# Stated problem
Repeat the material verbatim. Images are excluded from the copy.

---------- Data excerpt

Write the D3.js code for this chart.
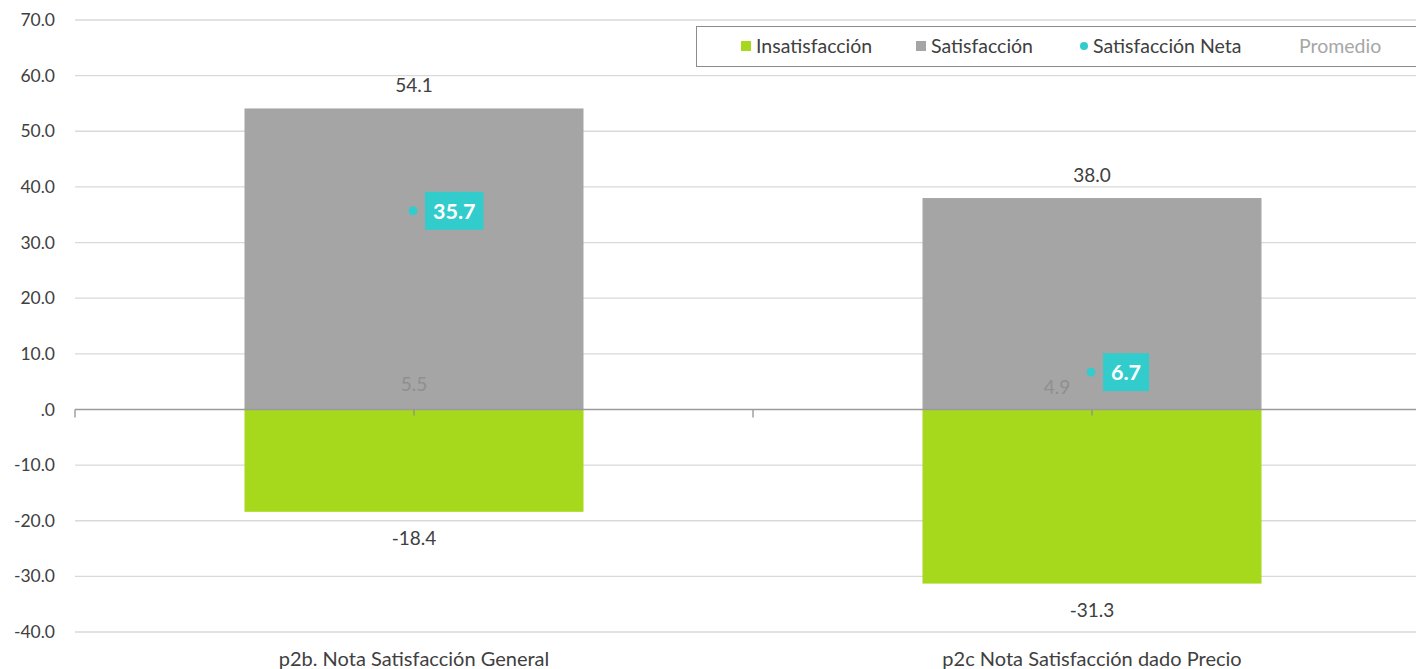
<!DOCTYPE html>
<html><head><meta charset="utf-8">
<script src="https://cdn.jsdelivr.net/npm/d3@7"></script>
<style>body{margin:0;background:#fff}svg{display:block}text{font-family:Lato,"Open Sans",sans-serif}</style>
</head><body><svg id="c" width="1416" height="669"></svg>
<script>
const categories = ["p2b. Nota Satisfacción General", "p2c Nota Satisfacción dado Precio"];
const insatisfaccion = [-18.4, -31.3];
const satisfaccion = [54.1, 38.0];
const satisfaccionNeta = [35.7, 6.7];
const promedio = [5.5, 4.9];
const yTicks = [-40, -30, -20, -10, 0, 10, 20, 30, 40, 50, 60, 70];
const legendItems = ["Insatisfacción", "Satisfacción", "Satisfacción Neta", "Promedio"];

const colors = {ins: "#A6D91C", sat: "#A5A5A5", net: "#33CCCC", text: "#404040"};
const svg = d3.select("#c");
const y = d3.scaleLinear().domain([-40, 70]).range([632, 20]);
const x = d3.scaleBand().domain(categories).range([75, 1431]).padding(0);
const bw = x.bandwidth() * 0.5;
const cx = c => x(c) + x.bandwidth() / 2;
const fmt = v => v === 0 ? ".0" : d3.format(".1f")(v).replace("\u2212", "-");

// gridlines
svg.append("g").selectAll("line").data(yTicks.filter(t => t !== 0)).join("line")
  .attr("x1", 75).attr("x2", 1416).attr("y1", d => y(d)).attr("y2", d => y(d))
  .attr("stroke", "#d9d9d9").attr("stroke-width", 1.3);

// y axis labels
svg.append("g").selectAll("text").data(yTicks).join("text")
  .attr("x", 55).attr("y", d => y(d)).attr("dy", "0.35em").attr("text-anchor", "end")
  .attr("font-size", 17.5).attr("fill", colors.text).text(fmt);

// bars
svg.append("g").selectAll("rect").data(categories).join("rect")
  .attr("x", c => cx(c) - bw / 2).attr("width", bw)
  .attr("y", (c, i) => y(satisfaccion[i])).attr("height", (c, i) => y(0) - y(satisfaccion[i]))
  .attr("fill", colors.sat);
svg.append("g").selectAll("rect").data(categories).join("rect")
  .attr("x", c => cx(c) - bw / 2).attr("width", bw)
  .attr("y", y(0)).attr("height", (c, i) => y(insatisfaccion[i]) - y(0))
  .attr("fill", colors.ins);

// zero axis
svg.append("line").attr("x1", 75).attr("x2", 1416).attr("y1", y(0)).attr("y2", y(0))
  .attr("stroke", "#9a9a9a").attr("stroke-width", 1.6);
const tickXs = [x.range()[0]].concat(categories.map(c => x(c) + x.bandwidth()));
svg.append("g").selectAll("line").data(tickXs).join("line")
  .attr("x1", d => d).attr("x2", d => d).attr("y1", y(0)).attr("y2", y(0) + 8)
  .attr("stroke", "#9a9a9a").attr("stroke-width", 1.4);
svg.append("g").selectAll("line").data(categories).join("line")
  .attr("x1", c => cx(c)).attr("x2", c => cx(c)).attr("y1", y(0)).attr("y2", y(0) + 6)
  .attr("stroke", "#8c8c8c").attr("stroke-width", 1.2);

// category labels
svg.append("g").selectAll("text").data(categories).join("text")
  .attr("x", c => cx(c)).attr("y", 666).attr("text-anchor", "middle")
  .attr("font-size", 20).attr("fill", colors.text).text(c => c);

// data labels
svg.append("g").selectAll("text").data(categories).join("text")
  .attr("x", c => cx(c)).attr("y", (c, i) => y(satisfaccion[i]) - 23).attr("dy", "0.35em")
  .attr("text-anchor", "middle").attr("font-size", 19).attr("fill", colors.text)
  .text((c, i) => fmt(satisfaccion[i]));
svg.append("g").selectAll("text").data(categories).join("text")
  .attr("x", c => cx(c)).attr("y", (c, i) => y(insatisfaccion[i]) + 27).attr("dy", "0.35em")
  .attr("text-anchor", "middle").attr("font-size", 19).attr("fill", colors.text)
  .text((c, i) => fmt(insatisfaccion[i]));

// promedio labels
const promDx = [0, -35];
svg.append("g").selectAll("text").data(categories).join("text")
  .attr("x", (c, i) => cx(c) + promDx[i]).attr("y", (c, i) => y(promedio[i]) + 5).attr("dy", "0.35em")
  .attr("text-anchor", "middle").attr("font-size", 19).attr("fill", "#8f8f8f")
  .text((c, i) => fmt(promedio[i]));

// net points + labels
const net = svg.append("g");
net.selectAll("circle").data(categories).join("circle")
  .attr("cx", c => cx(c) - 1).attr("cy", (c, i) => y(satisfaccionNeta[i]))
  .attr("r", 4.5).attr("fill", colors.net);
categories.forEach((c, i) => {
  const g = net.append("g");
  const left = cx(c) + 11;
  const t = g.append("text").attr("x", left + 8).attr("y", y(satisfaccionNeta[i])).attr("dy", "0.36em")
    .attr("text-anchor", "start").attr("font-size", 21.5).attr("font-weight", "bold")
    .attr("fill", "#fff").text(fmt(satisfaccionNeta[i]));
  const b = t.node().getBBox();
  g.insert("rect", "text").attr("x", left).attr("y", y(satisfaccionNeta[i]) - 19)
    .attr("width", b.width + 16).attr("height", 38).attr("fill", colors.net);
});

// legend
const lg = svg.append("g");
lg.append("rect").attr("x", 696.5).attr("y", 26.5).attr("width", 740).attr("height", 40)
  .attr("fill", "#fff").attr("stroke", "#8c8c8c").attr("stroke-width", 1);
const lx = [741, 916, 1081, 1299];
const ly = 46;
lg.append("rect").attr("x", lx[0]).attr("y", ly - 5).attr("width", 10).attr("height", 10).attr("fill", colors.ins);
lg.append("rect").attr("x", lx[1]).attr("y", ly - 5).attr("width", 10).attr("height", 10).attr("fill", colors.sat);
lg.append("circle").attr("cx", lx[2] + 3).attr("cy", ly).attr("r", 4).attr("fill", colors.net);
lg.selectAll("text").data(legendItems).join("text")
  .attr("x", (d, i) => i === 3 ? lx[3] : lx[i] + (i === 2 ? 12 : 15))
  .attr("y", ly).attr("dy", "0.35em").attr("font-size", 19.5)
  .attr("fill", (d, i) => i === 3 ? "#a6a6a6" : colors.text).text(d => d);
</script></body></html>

--------------------

# Problem solution
Write the D3.js code for this chart.
<!DOCTYPE html>
<html><head><meta charset="utf-8">
<script src="https://cdn.jsdelivr.net/npm/d3@7"></script>
<style>body{margin:0;background:#fff}svg{display:block}text{font-family:Lato,"Open Sans",sans-serif}</style>
</head><body><svg id="c" width="1416" height="669"></svg>
<script>
const categories = ["p2b. Nota Satisfacción General", "p2c Nota Satisfacción dado Precio"];
const insatisfaccion = [-18.4, -31.3];
const satisfaccion = [54.1, 38.0];
const satisfaccionNeta = [35.7, 6.7];
const promedio = [5.5, 4.9];
const yTicks = [-40, -30, -20, -10, 0, 10, 20, 30, 40, 50, 60, 70];
const legendItems = ["Insatisfacción", "Satisfacción", "Satisfacción Neta", "Promedio"];

const colors = {ins: "#A6D91C", sat: "#A5A5A5", net: "#33CCCC", text: "#404040"};
const svg = d3.select("#c");
const y = d3.scaleLinear().domain([-40, 70]).range([632, 20]);
const x = d3.scaleBand().domain(categories).range([75, 1431]).padding(0);
const bw = x.bandwidth() * 0.5;
const cx = c => x(c) + x.bandwidth() / 2;
const fmt = v => v === 0 ? ".0" : d3.format(".1f")(v).replace("\u2212", "-");

// gridlines
svg.append("g").selectAll("line").data(yTicks.filter(t => t !== 0)).join("line")
  .attr("x1", 75).attr("x2", 1416).attr("y1", d => y(d)).attr("y2", d => y(d))
  .attr("stroke", "#d9d9d9").attr("stroke-width", 1.3);

// y axis labels
svg.append("g").selectAll("text").data(yTicks).join("text")
  .attr("x", 55).attr("y", d => y(d)).attr("dy", "0.35em").attr("text-anchor", "end")
  .attr("font-size", 17.5).attr("fill", colors.text).text(fmt);

// bars
svg.append("g").selectAll("rect").data(categories).join("rect")
  .attr("x", c => cx(c) - bw / 2).attr("width", bw)
  .attr("y", (c, i) => y(satisfaccion[i])).attr("height", (c, i) => y(0) - y(satisfaccion[i]))
  .attr("fill", colors.sat);
svg.append("g").selectAll("rect").data(categories).join("rect")
  .attr("x", c => cx(c) - bw / 2).attr("width", bw)
  .attr("y", y(0)).attr("height", (c, i) => y(insatisfaccion[i]) - y(0))
  .attr("fill", colors.ins);

// zero axis
svg.append("line").attr("x1", 75).attr("x2", 1416).attr("y1", y(0)).attr("y2", y(0))
  .attr("stroke", "#9a9a9a").attr("stroke-width", 1.6);
const tickXs = [x.range()[0]].concat(categories.map(c => x(c) + x.bandwidth()));
svg.append("g").selectAll("line").data(tickXs).join("line")
  .attr("x1", d => d).attr("x2", d => d).attr("y1", y(0)).attr("y2", y(0) + 8)
  .attr("stroke", "#9a9a9a").attr("stroke-width", 1.4);
svg.append("g").selectAll("line").data(categories).join("line")
  .attr("x1", c => cx(c)).attr("x2", c => cx(c)).attr("y1", y(0)).attr("y2", y(0) + 6)
  .attr("stroke", "#8c8c8c").attr("stroke-width", 1.2);

// category labels
svg.append("g").selectAll("text").data(categories).join("text")
  .attr("x", c => cx(c)).attr("y", 666).attr("text-anchor", "middle")
  .attr("font-size", 20).attr("fill", colors.text).text(c => c);

// data labels
svg.append("g").selectAll("text").data(categories).join("text")
  .attr("x", c => cx(c)).attr("y", (c, i) => y(satisfaccion[i]) - 23).attr("dy", "0.35em")
  .attr("text-anchor", "middle").attr("font-size", 19).attr("fill", colors.text)
  .text((c, i) => fmt(satisfaccion[i]));
svg.append("g").selectAll("text").data(categories).join("text")
  .attr("x", c => cx(c)).attr("y", (c, i) => y(insatisfaccion[i]) + 27).attr("dy", "0.35em")
  .attr("text-anchor", "middle").attr("font-size", 19).attr("fill", colors.text)
  .text((c, i) => fmt(insatisfaccion[i]));

// promedio labels
const promDx = [0, -35];
svg.append("g").selectAll("text").data(categories).join("text")
  .attr("x", (c, i) => cx(c) + promDx[i]).attr("y", (c, i) => y(promedio[i]) + 5).attr("dy", "0.35em")
  .attr("text-anchor", "middle").attr("font-size", 19).attr("fill", "#8f8f8f")
  .text((c, i) => fmt(promedio[i]));

// net points + labels
const net = svg.append("g");
net.selectAll("circle").data(categories).join("circle")
  .attr("cx", c => cx(c) - 1).attr("cy", (c, i) => y(satisfaccionNeta[i]))
  .attr("r", 4.5).attr("fill", colors.net);
categories.forEach((c, i) => {
  const g = net.append("g");
  const left = cx(c) + 11;
  const t = g.append("text").attr("x", left + 8).attr("y", y(satisfaccionNeta[i])).attr("dy", "0.36em")
    .attr("text-anchor", "start").attr("font-size", 21.5).attr("font-weight", "bold")
    .attr("fill", "#fff").text(fmt(satisfaccionNeta[i]));
  const b = t.node().getBBox();
  g.insert("rect", "text").attr("x", left).attr("y", y(satisfaccionNeta[i]) - 19)
    .attr("width", b.width + 16).attr("height", 38).attr("fill", colors.net);
});

// legend
const lg = svg.append("g");
lg.append("rect").attr("x", 696.5).attr("y", 26.5).attr("width", 740).attr("height", 40)
  .attr("fill", "#fff").attr("stroke", "#8c8c8c").attr("stroke-width", 1);
const lx = [741, 916, 1081, 1299];
const ly = 46;
lg.append("rect").attr("x", lx[0]).attr("y", ly - 5).attr("width", 10).attr("height", 10).attr("fill", colors.ins);
lg.append("rect").attr("x", lx[1]).attr("y", ly - 5).attr("width", 10).attr("height", 10).attr("fill", colors.sat);
lg.append("circle").attr("cx", lx[2] + 3).attr("cy", ly).attr("r", 4).attr("fill", colors.net);
lg.selectAll("text").data(legendItems).join("text")
  .attr("x", (d, i) => i === 3 ? lx[3] : lx[i] + (i === 2 ? 12 : 15))
  .attr("y", ly).attr("dy", "0.35em").attr("font-size", 19.5)
  .attr("fill", (d, i) => i === 3 ? "#a6a6a6" : colors.text).text(d => d);
</script></body></html>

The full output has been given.